I ty zostaniesz astronautą



Tytuł
Proxima
 
Reżyseria
Alice Wincour


Obsada
Eva Green, Matt Dillon


I ty zostaniesz astronautą
 

Stanisław Lem zapytany dlaczego w jego powieściach nie ma astronautek, zdziwił się bardzo i odrzekł: jakże to, gdzie kobiety, tam i dzieci, misie Uszatki, beciki itp. Pieluchy powiewające na sznurach przy zmianie ciągu odebrałyby misjom do gwiazd ostatnią powagę. Astronauta ma być kimś w rodzaju mnicha, jego oddanie nauce i kosmosowi powinno być zupełne.
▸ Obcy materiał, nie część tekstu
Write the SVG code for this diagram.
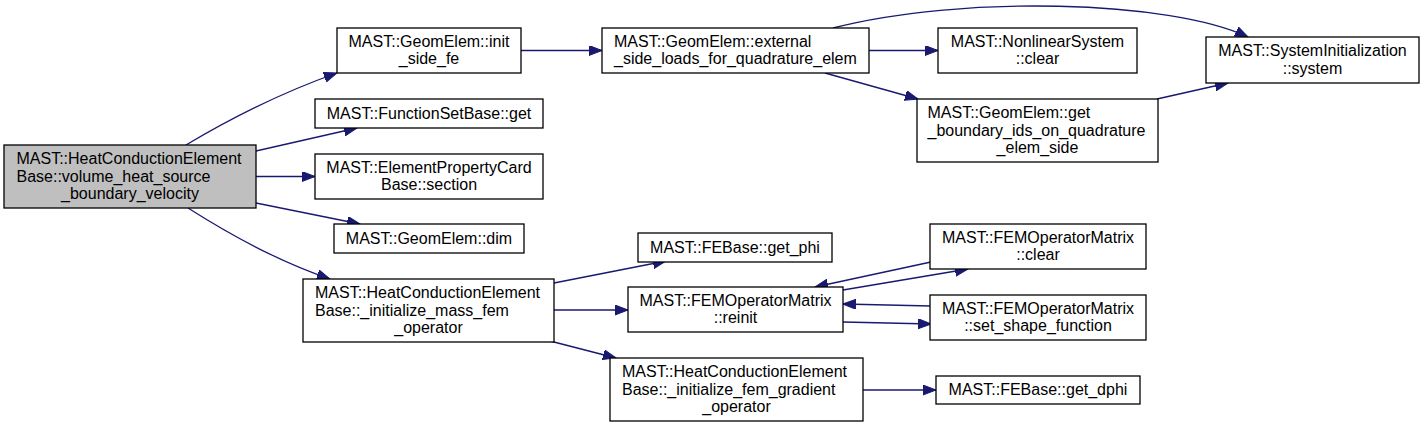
<svg xmlns="http://www.w3.org/2000/svg" width="1425" height="427" viewBox="0 0 1425 427">
<style>
.node rect{fill:#ffffff;stroke:#000000;stroke-width:1.3}
#n_main rect{fill:#bfbfbf}
text{font-family:"Liberation Sans",Arial,Helvetica,sans-serif;font-size:16px;fill:#000000}
.m{text-anchor:middle}
.s{text-anchor:start}
.edge{fill:none;stroke:#191970;stroke-width:1.3;marker-end:url(#arr)}
</style>
<defs>
<marker id="arr" markerUnits="userSpaceOnUse" markerWidth="14" markerHeight="11" refX="13" refY="5" orient="auto">
<path d="M0,0 L13,5 L0,10 z" fill="#191970" stroke="#191970" stroke-width="1"/>
</marker>
</defs>
<rect width="1425" height="427" fill="#ffffff"/>
<g id="edges">
<path class="edge" d="M186,145 C228,120 280,93 337,73"/>
<path class="edge" d="M256,151 L357,128"/>
<path class="edge" d="M256,176.5 L315,176.5"/>
<path class="edge" d="M256,203 L360,224"/>
<path class="edge" d="M188,208 C232,236 280,262 330,279"/>
<path class="edge" d="M521,50.5 L602,50.5"/>
<path class="edge" d="M833,28 C960,-5 1170,0 1248,37"/>
<path class="edge" d="M869,50.5 L938,50.5"/>
<path class="edge" d="M825,73 L918,99"/>
<path class="edge" d="M1157,99 L1228,83"/>
<path class="edge" d="M554,283 L666,261"/>
<path class="edge" d="M554,310 L628,310"/>
<path class="edge" d="M550,341 L616,358"/>
<path class="edge" d="M843,290 L968,269"/>
<path class="edge" d="M931,262 L815,287"/>
<path class="edge" d="M931,306 L843,304"/>
<path class="edge" d="M843,322 L931,324"/>
<path class="edge" d="M863,390 L936,390"/>
</g>
<g id="n_main" class="node">
<rect x="4" y="145" width="252" height="63"/>
<text class="s" x="16.5" y="164">MAST::HeatConductionElement</text>
<text class="s" x="16.5" y="181.5">Base::volume_heat_source</text>
<text class="m" x="130" y="199">_boundary_velocity</text>
</g>
<g id="n_init_side_fe" class="node">
<rect x="337" y="28" width="184" height="45"/>
<text class="m" x="429" y="46.75">MAST::GeomElem::init</text>
<text class="m" x="429" y="64.25">_side_fe</text>
</g>
<g id="n_fsb_get" class="node">
<rect x="315" y="99" width="228" height="29"/>
<text class="m" x="429" y="118.5">MAST::FunctionSetBase::get</text>
</g>
<g id="n_epc_section" class="node">
<rect x="315" y="154" width="228" height="45"/>
<text class="m" x="429" y="172.75">MAST::ElementPropertyCard</text>
<text class="m" x="429" y="190.25">Base::section</text>
</g>
<g id="n_dim" class="node">
<rect x="334" y="224" width="190" height="29"/>
<text class="m" x="429" y="243.5">MAST::GeomElem::dim</text>
</g>
<g id="n_mass_fem" class="node">
<rect x="303" y="279" width="251" height="63"/>
<text class="s" x="315" y="298">MAST::HeatConductionElement</text>
<text class="s" x="315" y="315.5">Base::_initialize_mass_fem</text>
<text class="m" x="428.5" y="333">_operator</text>
</g>
<g id="n_external" class="node">
<rect x="602" y="28" width="267" height="45"/>
<text class="s" x="614" y="46.75">MAST::GeomElem::external</text>
<text class="s" x="614" y="64.25">_side_loads_for_quadrature_elem</text>
</g>
<g id="n_nl_clear" class="node">
<rect x="938" y="28" width="199" height="45"/>
<text class="m" x="1037.5" y="46.75">MAST::NonlinearSystem</text>
<text class="m" x="1037.5" y="64.25">::clear</text>
</g>
<g id="n_sysinit" class="node">
<rect x="1206" y="37" width="213" height="46"/>
<text class="m" x="1312.5" y="56.25">MAST::SystemInitialization</text>
<text class="m" x="1312.5" y="73.75">::system</text>
</g>
<g id="n_boundary_ids" class="node">
<rect x="917" y="99" width="241" height="63"/>
<text class="s" x="927.5" y="118">MAST::GeomElem::get</text>
<text class="s" x="927.5" y="135.5">_boundary_ids_on_quadrature</text>
<text class="m" x="1037.5" y="153">_elem_side</text>
</g>
<g id="n_fem_clear" class="node">
<rect x="930" y="224" width="216" height="45"/>
<text class="m" x="1038" y="242.75">MAST::FEMOperatorMatrix</text>
<text class="m" x="1038" y="260.25">::clear</text>
</g>
<g id="n_get_phi" class="node">
<rect x="638" y="233" width="194" height="29"/>
<text class="m" x="735" y="252.5">MAST::FEBase::get_phi</text>
</g>
<g id="n_reinit" class="node">
<rect x="628" y="287" width="215" height="45"/>
<text class="m" x="735.5" y="305.75">MAST::FEMOperatorMatrix</text>
<text class="m" x="735.5" y="323.25">::reinit</text>
</g>
<g id="n_set_shape" class="node">
<rect x="930" y="295" width="216" height="45"/>
<text class="m" x="1038" y="313.75">MAST::FEMOperatorMatrix</text>
<text class="m" x="1038" y="331.25">::set_shape_function</text>
</g>
<g id="n_gradient" class="node">
<rect x="610" y="358" width="253" height="63"/>
<text class="s" x="622" y="377">MAST::HeatConductionElement</text>
<text class="s" x="622" y="394.5">Base::_initialize_fem_gradient</text>
<text class="m" x="736.5" y="412">_operator</text>
</g>
<g id="n_get_dphi" class="node">
<rect x="936" y="376" width="204" height="28"/>
<text class="m" x="1038" y="395">MAST::FEBase::get_dphi</text>
</g>
</svg>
Ze stanowiskiem tym dyskutuje film „Proxima” o przygotowaniach do planowanego przez ESA lotu na Marsa. Reżyserką jest kobieta, kobieta gra także główną rolę astronautki z Francji, poznajemy zatem kobiecy punkt widzenia na te kwestie. Jest on taki, że kobiecie kosmos należy się tak samo jak mężczyźnie, co najwyżej kosztem większych wyrzeczeń. Bo choć „kobieta potrafi” jak Hela traktorzystka nie przymierzając, to wszyscy ją uważają za astronautę jakby drugiej kategorii. Na każdym kroku musi dowodzić, że nie jest gorsza od chłopów, więc zamiast 7 g na centryfudze ordynuje 9 g (dziewięciokrotne przeciążenie), a potem w hotelu wymiotuje jak kot. Nie zgadza się na żadne taryfy ulgowe, ma być ostro i na serio, kosmos nie zna się na żartach.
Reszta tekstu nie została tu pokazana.